The genius of what America achieved in Japan cannot be doubted. This the most successful case of nation-building, of a defeated country, in history (indeed, almost every social injustice in the USA could have been fixed long ago if the USA had implemented a similar program in the South after the end of the Civil War. Had Radical Reconstruction gone for a few more years, and had it focused more on redistribution of property to make every African American a farmer, then the USA could have achieved a just social order in the late 1800s. So our nation building effort in Japan was, in a sense, even more successful than our nation building effort at home).
What should the USA do when it conquers a nation that is mostly industrial? The example in this essay focuses on the agricultural sector in Japan. We can’t also cover industrial examples without writing a whole book, but the short version is this: labor unions are an important step towards grass-roots local level democracy. In a society dominated by large scale industrial concerns, merely pushing through a land reform in the agricultural sector will not be enough to bring real democracy. But strong labor unions can help bring some of the same benefits, in particular, they can help the workers advocate for their own interests, rather than being blackmailed into supporting the interests of whatever oligarch owns that large industrial concern.
Operation always proceeded within the confines of the law and of judicial process. In a little more than three years (1947, 1948, 1949) a far-reaching social and economic change of the greatest importance, not alone for the people of the Japanese islands but for all the farmers of Asia as well, was brought about. Doubtless, critics of the accomplishment are to be found. But in spite of all these, the fact that several million people, formerly without the slightest stake in private property, have been enabled to obtain possession of the land they cultivate and to obtain some voice in the design and pattern of their own destiny, cannot be obscured.
The Japanese villages have undergone a thoroughly disturbing experience. Many old social inequities based on land ownership have completely disappeared. Landlordism has disappeared, but the individual landlords still remain in the village and still retain their dignity. Likewise the tenant class, as formerly constituted, has completely disappeared. The individuals who comprised the tenant group have attained a new stature possessing the dignity of free men. Thus the two former classes are replaced by a greatly enlarged body of owner-cultivators, now the most significant social influence in the village.
In short, the USA did everything correct in Japan in the late 1940s. By contrast, we did everything incorrectly in Iraq after the 2003 invasion. So it is the model of nation building that we did in Japan that needs to be further studied. Our efforts in Japan should be the template that guides all of our future efforts at nation building.
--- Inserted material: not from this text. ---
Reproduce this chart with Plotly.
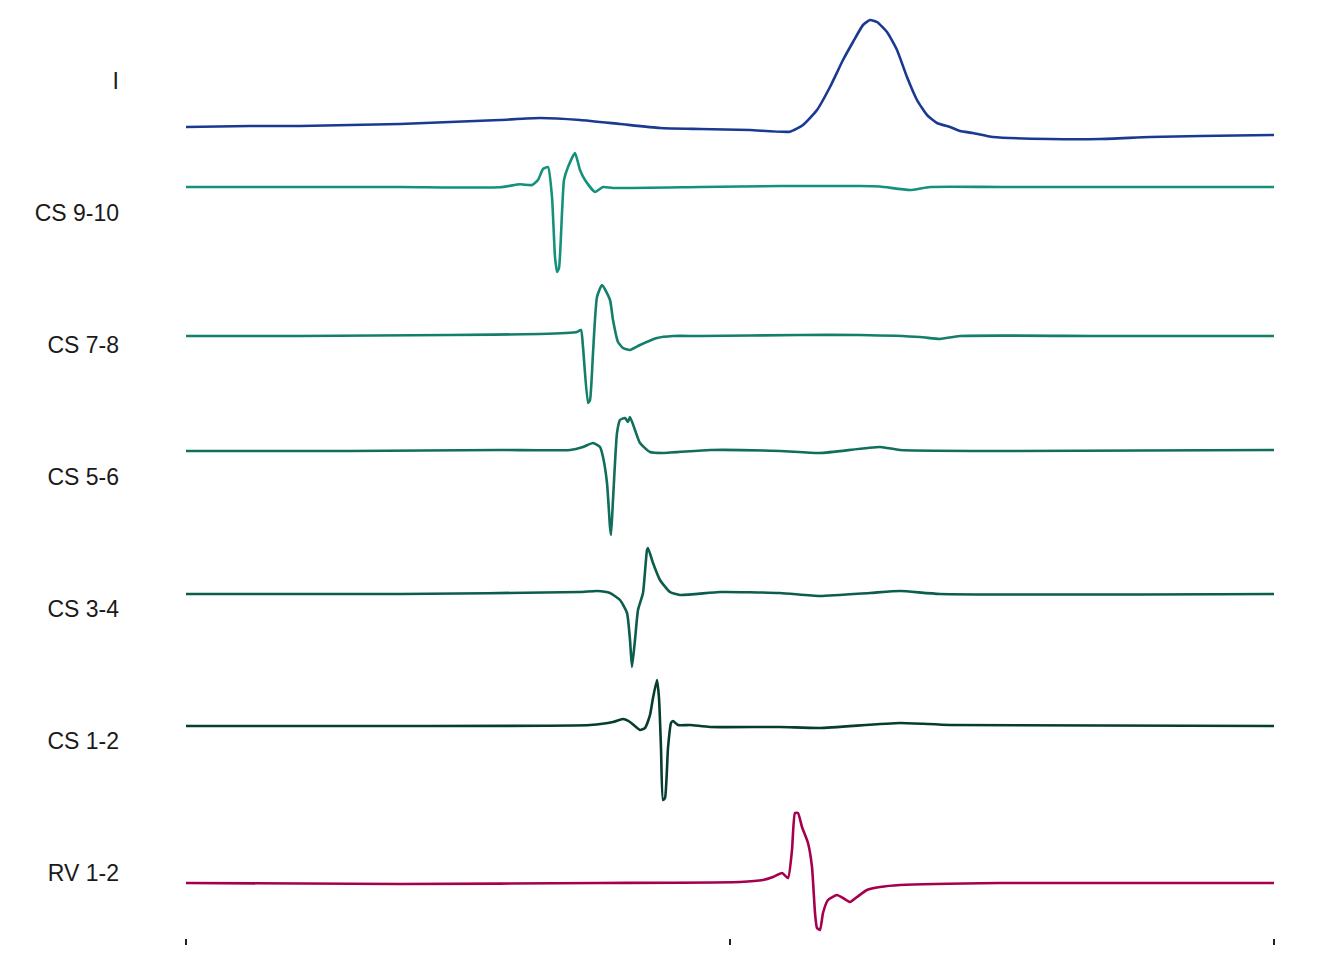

Even more important: we need to realize that we face a long future of nation building. The USA has repeatedly won a war and then lost the peace. The only way to win the peace is to engage in successful nation building. We cannot know if the era of American greatness will last another 50 years or another 500 years, but for as long as American greatness lasts, America will be fighting wars against illiberal autocracies, and America will keep winning those wars. So it is urgent that America also improve its ability to win the resulting peace.